Criminal Volume One: Coward (originally serialized 2006-2007)
Leo is a pickpocket working the streets of the nameless city in an attempt to just get by. When a crooked cop named Jeff gets the idea for an armored car heist, he strong-arms Leo into the job despite the fact that it violates the code that has kept him alive since the disastrous “Salt Bay job”. Wouldn’t you know it, the heist goes sour, and Leo is forced to go on the run again, this time with Greta, a recovering heroin addict who Leo cannot refuse. The world of the Criminal series by scribe Ed Brubaker and artist Sean Philips is an intricately plotted mesh, where old scores are settled, seedy bars operate as integral parts of the city’s nervous system and the constant threat of violence hangs in the air like a pall. The “coward” of the title shares more than a few similarities with Tom Mckenna/Stall, but you’ll have to check out the comic to find out why.

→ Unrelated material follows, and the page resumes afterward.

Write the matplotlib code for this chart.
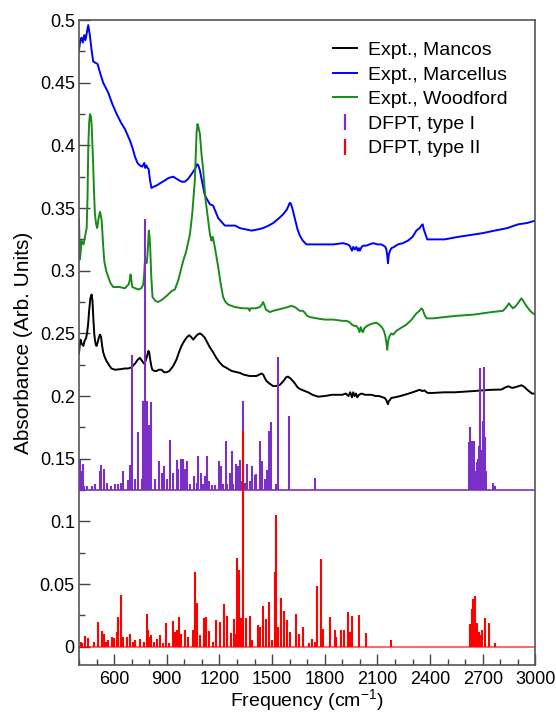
import matplotlib
matplotlib.use("Agg")
import matplotlib.pyplot as plt
from matplotlib.ticker import MultipleLocator
from matplotlib.lines import Line2D

plt.rcParams['font.family'] = ['Liberation Sans', 'DejaVu Sans']
plt.rcParams['mathtext.default'] = 'regular'

# ---------------- data ----------------
blue_f = [400,408,415,422,430,437,445,453,462,472,481,493,506,520,538,567,590,615,640,662,690,705,719,733,747,760,772,777,784,791,797,805,813,825,842,865,889,910,937,960,984,1003,1020,1041,1060,1073,1080,1089,1100,1117,1146,1164,1193,1231,1260,1290,1316,1350,1383,1420,1449,1480,1506,1540,1563,1585,1600,1605,1615,1629,1645,1658,1675,1696,1740,1790,1850,1904,1930,1942,1955,1962,1971,1980,1988,1995,2000,2010,2020,2037,2055,2075,2100,2122,2135,2145,2151,2156,2160,2165,2172,2180,2195,2217,2245,2274,2300,2322,2340,2350,2358,2364,2369,2384,2420,2483,2560,2654,2700,2768,2840,2901,2950,3000]
blue_v = [0.476,0.484,0.486,0.482,0.488,0.484,0.490,0.496,0.488,0.476,0.467,0.466,0.465,0.458,0.450,0.442,0.433,0.425,0.418,0.413,0.404,0.398,0.391,0.386,0.384,0.383,0.386,0.382,0.384,0.382,0.381,0.372,0.366,0.367,0.368,0.370,0.372,0.374,0.375,0.373,0.371,0.371,0.373,0.377,0.381,0.385,0.384,0.380,0.372,0.360,0.353,0.352,0.342,0.336,0.336,0.336,0.334,0.333,0.332,0.333,0.334,0.336,0.338,0.342,0.345,0.349,0.354,0.354,0.350,0.342,0.333,0.328,0.324,0.321,0.321,0.321,0.321,0.322,0.321,0.320,0.316,0.319,0.317,0.319,0.316,0.318,0.316,0.319,0.320,0.320,0.321,0.322,0.321,0.321,0.320,0.319,0.317,0.312,0.306,0.313,0.316,0.318,0.319,0.321,0.322,0.324,0.327,0.332,0.334,0.336,0.337,0.333,0.331,0.325,0.325,0.325,0.327,0.329,0.330,0.332,0.334,0.337,0.338,0.340]

green_f = [400,406,415,426,436,444,449,453,458,463,468,472,477,481,486,491,498,504,512,520,526,530,537,544,555,567,580,595,630,662,675,683,690,694,699,704,720,738,755,766,771,776,780,785,790,795,798,802,806,812,819,835,851,875,908,930,946,965,994,1010,1032,1045,1055,1060,1066,1070,1075,1080,1089,1098,1108,1120,1136,1146,1155,1160,1164,1175,1193,1207,1221,1235,1250,1288,1335,1365,1372,1378,1405,1430,1442,1449,1455,1465,1487,1506,1535,1563,1590,1610,1630,1658,1677,1700,1715,1753,1800,1850,1900,1923,1940,1955,1968,1980,1990,1998,2005,2012,2018,2025,2040,2056,2075,2094,2110,2125,2137,2145,2152,2156,2160,2165,2170,2180,2190,2208,2230,2265,2295,2322,2340,2350,2358,2365,2375,2382,2420,2480,2550,2650,2750,2815,2835,2849,2860,2872,2890,2910,2920,2930,2948,2970,2985,3000]
green_v = [0.341,0.309,0.324,0.321,0.328,0.334,0.360,0.398,0.418,0.425,0.423,0.417,0.400,0.385,0.362,0.345,0.337,0.334,0.342,0.347,0.343,0.339,0.322,0.308,0.300,0.295,0.290,0.287,0.287,0.286,0.288,0.289,0.293,0.297,0.292,0.287,0.286,0.285,0.286,0.289,0.296,0.308,0.309,0.306,0.312,0.325,0.332,0.328,0.318,0.295,0.279,0.276,0.275,0.277,0.281,0.284,0.285,0.292,0.308,0.315,0.329,0.345,0.363,0.372,0.395,0.410,0.417,0.415,0.409,0.393,0.380,0.358,0.340,0.329,0.324,0.327,0.326,0.318,0.303,0.290,0.279,0.275,0.273,0.271,0.270,0.270,0.268,0.270,0.270,0.271,0.273,0.275,0.273,0.269,0.267,0.268,0.269,0.270,0.271,0.272,0.271,0.268,0.268,0.264,0.263,0.262,0.261,0.261,0.260,0.260,0.259,0.257,0.256,0.256,0.254,0.251,0.255,0.252,0.251,0.254,0.256,0.257,0.258,0.2585,0.257,0.255,0.252,0.248,0.242,0.237,0.243,0.246,0.248,0.250,0.249,0.252,0.254,0.257,0.261,0.266,0.268,0.270,0.269,0.266,0.263,0.262,0.262,0.263,0.264,0.265,0.267,0.268,0.271,0.274,0.272,0.270,0.272,0.276,0.278,0.276,0.272,0.268,0.266,0.265]

black_f = [400,405,409,415,420,425,432,440,446,452,458,465,472,477,482,487,491,496,500,507,514,520,526,532,538,547,557,570,585,605,640,660,681,700,720,735,747,760,770,776,782,790,796,800,806,812,818,830,842,855,870,885,899,915,937,955,970,984,1000,1015,1028,1040,1051,1062,1075,1089,1100,1117,1130,1145,1164,1180,1200,1220,1240,1270,1300,1316,1340,1373,1400,1411,1425,1440,1450,1460,1468,1485,1506,1525,1545,1565,1580,1591,1605,1625,1645,1658,1686,1705,1730,1762,1800,1840,1876,1900,1920,1935,1945,1955,1962,1970,1978,1985,1995,2010,2030,2050,2066,2090,2110,2130,2141,2150,2155,2160,2165,2172,2179,2200,2230,2255,2290,2320,2341,2355,2369,2380,2388,2420,2480,2540,2600,2650,2692,2750,2806,2830,2847,2860,2870,2895,2920,2935,2957,2980,3000]
black_v = [0.234,0.241,0.245,0.242,0.241,0.240,0.244,0.246,0.250,0.257,0.268,0.278,0.281,0.276,0.262,0.250,0.245,0.241,0.240,0.243,0.247,0.249,0.247,0.240,0.235,0.231,0.228,0.225,0.222,0.221,0.2215,0.222,0.222,0.223,0.226,0.229,0.2305,0.228,0.226,0.227,0.229,0.233,0.236,0.235,0.229,0.224,0.221,0.220,0.220,0.221,0.221,0.219,0.219,0.220,0.224,0.229,0.235,0.240,0.244,0.247,0.2485,0.247,0.245,0.247,0.249,0.250,0.249,0.2465,0.243,0.239,0.235,0.231,0.227,0.224,0.2225,0.220,0.219,0.2185,0.217,0.216,0.216,0.216,0.217,0.218,0.217,0.214,0.212,0.210,0.208,0.208,0.209,0.212,0.215,0.2155,0.214,0.211,0.207,0.2057,0.204,0.203,0.201,0.1995,0.200,0.201,0.201,0.201,0.202,0.200,0.203,0.199,0.203,0.200,0.202,0.199,0.201,0.202,0.201,0.201,0.201,0.200,0.200,0.199,0.1985,0.197,0.195,0.1935,0.196,0.197,0.1985,0.199,0.200,0.201,0.2025,0.204,0.205,0.204,0.2045,0.203,0.2025,0.2025,0.203,0.203,0.2035,0.204,0.2045,0.205,0.2052,0.207,0.2078,0.2068,0.2065,0.2075,0.2086,0.2075,0.2046,0.202,0.202]

type1_base = 0.125
type1_f = [407,412,421,431,446,472,491,520,525,543,562,585,604,623,638,652,677,690,700,719,738,757,766,775,785,798,810,832,855,874,885,900,916,936,956,965,980,994,1003,1014,1032,1056,1070,1079,1094,1107,1117,1132,1141,1155,1174,1199,1207,1220,1235,1245,1259,1269,1278,1293,1306,1316,1325,1337,1344,1358,1372,1386,1400,1410,1434,1444,1459,1471,1481,1494,1520,1533,1594,1743,2622,2629,2632,2638,2644,2650,2657,2663,2668,2675,2680,2686,2695,2700,2705,2711,2716,2758,2771]
type1_v = [0.149,0.140,0.146,0.128,0.128,0.128,0.130,0.140,0.145,0.142,0.131,0.128,0.130,0.130,0.131,0.140,0.133,0.145,0.233,0.134,0.171,0.134,0.196,0.341,0.196,0.177,0.195,0.134,0.148,0.139,0.144,0.134,0.165,0.139,0.149,0.142,0.150,0.150,0.142,0.148,0.130,0.136,0.131,0.152,0.139,0.130,0.136,0.152,0.132,0.129,0.129,0.148,0.144,0.130,0.164,0.130,0.139,0.156,0.130,0.146,0.144,0.149,0.132,0.196,0.131,0.146,0.132,0.144,0.137,0.138,0.164,0.148,0.134,0.141,0.172,0.179,0.130,0.231,0.184,0.135,0.163,0.175,0.150,0.164,0.140,0.164,0.135,0.140,0.147,0.150,0.160,0.222,0.157,0.180,0.223,0.167,0.140,0.131,0.128]

type2_base = 0.0
type2_f = [410,420,434,453,486,508,529,544,556,567,586,599,614,624,637,652,671,690,705,719,747,772,785,794,805,813,825,842,861,880,895,915,933,946,956,971,984,1003,1022,1047,1063,1073,1089,1111,1123,1140,1164,1183,1202,1225,1245,1268,1281,1290,1303,1312,1322,1335,1350,1372,1388,1420,1434,1449,1465,1483,1500,1515,1521,1534,1553,1566,1585,1600,1638,1653,1675,1709,1729,1743,1758,1777,1790,1832,1857,1866,1891,1910,1933,1942,1957,1993,2033,2175,2630,2637,2644,2657,2666,2676,2687,2697,2710,2734,2772]
type2_v = [0.004,0.003,0.0086,0.0066,0.0035,0.020,0.0128,0.0098,0.004,0.0053,0.008,0.0072,0.012,0.024,0.0413,0.008,0.008,0.0098,0.004,0.005,0.006,0.004,0.0261,0.013,0.008,0.009,0.004,0.006,0.009,0.003,0.019,0.003,0.0205,0.012,0.013,0.0237,0.010,0.013,0.008,0.0133,0.060,0.0346,0.009,0.0227,0.024,0.0128,0.004,0.0213,0.020,0.0341,0.0245,0.011,0.0221,0.010,0.0706,0.0612,0.0226,0.172,0.0226,0.0245,0.005,0.0173,0.016,0.0325,0.0218,0.036,0.005,0.060,0.1053,0.016,0.0385,0.0285,0.021,0.012,0.0264,0.010,0.0155,0.003,0.006,0.004,0.0485,0.0698,0.0138,0.024,0.0133,0.008,0.0133,0.013,0.0275,0.012,0.0248,0.0253,0.0107,0.0053,0.018,0.030,0.0378,0.0405,0.0187,0.012,0.009,0.013,0.0226,0.0187,0.003]

labels = ["Expt., Mancos", "Expt., Marcellus", "Expt., Woodford", "DFPT, type I", "DFPT, type II"]
x_ticks = [600, 900, 1200, 1500, 1800, 2100, 2400, 2700, 3000]

c_black, c_blue, c_green = '#000000', '#0000ff', '#1a8a1a'
c_purple, c_red = '#7a2fc6', '#ff0000'

# ---------------- figure ----------------
fig = plt.figure(figsize=(5.56, 7.16), dpi=100)
ax = fig.add_axes([0.142, 0.0712, 0.821, 0.9008])

ax.plot(black_f, black_v, color=c_black, lw=1.4, zorder=2)
ax.plot(blue_f, blue_v, color=c_blue, lw=1.4, zorder=2)
ax.plot(green_f, green_v, color=c_green, lw=1.4, zorder=2)

ax.axhline(type1_base, color=c_purple, lw=1.4, alpha=0.85, zorder=3)
ax.axhline(type2_base, color=c_red, lw=1.4, alpha=0.6, zorder=3)
ax.vlines(type1_f, type1_base, type1_v, color=c_purple, lw=1.5, zorder=4)
ax.vlines(type2_f, type2_base, type2_v, color=c_red, lw=1.5, zorder=5)

ax.set_xlim(400, 3000)
ax.set_ylim(-0.0146, 0.5)
ax.set_xticks(x_ticks)
ax.xaxis.set_minor_locator(MultipleLocator(100))
ax.yaxis.set_major_locator(MultipleLocator(0.05))
ax.yaxis.set_minor_locator(MultipleLocator(0.025))
ax.yaxis.set_major_formatter(plt.FuncFormatter(lambda v, p: ('%g' % round(v, 3)) if v > -0.001 else ''))

for side in ['left', 'right', 'top', 'bottom']:
    ax.spines[side].set_color('#555555')
    ax.spines[side].set_linewidth(1.2)
ax.tick_params(axis='both', which='major', direction='in', length=8, width=1.0,
               color='#444444', labelsize=13)
ax.tick_params(axis='y', which='major', pad=3)
ax.tick_params(axis='x', which='major', pad=4)
ax.tick_params(axis='both', which='minor', direction='in', length=4.5, width=1.0,
               color='#444444')
ax.tick_params(top=False, right=False, which='both')

ax.set_xlabel('Frequency (cm$^{-1}$)', fontsize=14, labelpad=0)
ax.set_ylabel('Absorbance (Arb. Units)', fontsize=15, labelpad=5)

handles = [
    Line2D([], [], color=c_black, lw=1.4),
    Line2D([], [], color=c_blue, lw=1.4),
    Line2D([], [], color=c_green, lw=1.4),
    Line2D([], [], color=c_purple, ls='none', marker='|', markersize=11, markeredgewidth=1.6),
    Line2D([], [], color=c_red, ls='none', marker='|', markersize=11, markeredgewidth=1.6),
]
ax.legend(handles, labels, loc='upper left', bbox_to_anchor=(0.556, 0.967), frameon=False,
          fontsize=14, handlelength=1.24, handletextpad=0.57, labelspacing=0.36,
          borderpad=0, borderaxespad=0)

fig.savefig('out.png', dpi=100)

Goldfish (originally serialized 1994)
David “Goldfish” Gold is a confidence man, who’s returned to his hometown for one last job. The target? His son, who he hasn’t seen for the past ten years. The only thing standing in his way is the boy’s mother, Lauren, who has in his absence taken over organized crime in the city, using as her headquarters the Club Cinderella. And she’s not likely to let anything get away from her.
An early work by mega-popular comics creator Brian Michael Bendis, Goldfish touches on many of the same themes as both the film and print versions of A History of Violence, namely ideas about family, identity and what it means to be “a man”. Bendis has since gone on to helm other noir comics projects like Powers, Alias and Sam and Twitch, but this book that he wrote and drew on his own remains an excellent outing.
Stumptown (originally serialized 2009-2010)
Finally, this month’s book list wraps up with a personal favorite of Graphic Content creators Erin and Matt, Greg Rucka and Matthew Southworth’s Stumptown. The first series follows private investigator Dex Parios, who follows in the grand hardboiled tradition of probably being too smart for her own good. When hired to track down the errant granddaughter of a prominent casino boss, the wisecracking sleuth quickly finds out that she’s in over her head. The book is an ode to the bygone era of detective shows like Magnum P.I. and The Rockford Files, and is a must for those who enjoy their mysteries quick-witted and punchily-written. Much like A History of Violence subverts expectations in its gruesome depiction of violence and absence of heroism, Stumptown subverts expectations by giving us a female protagonist in a male dominated genre.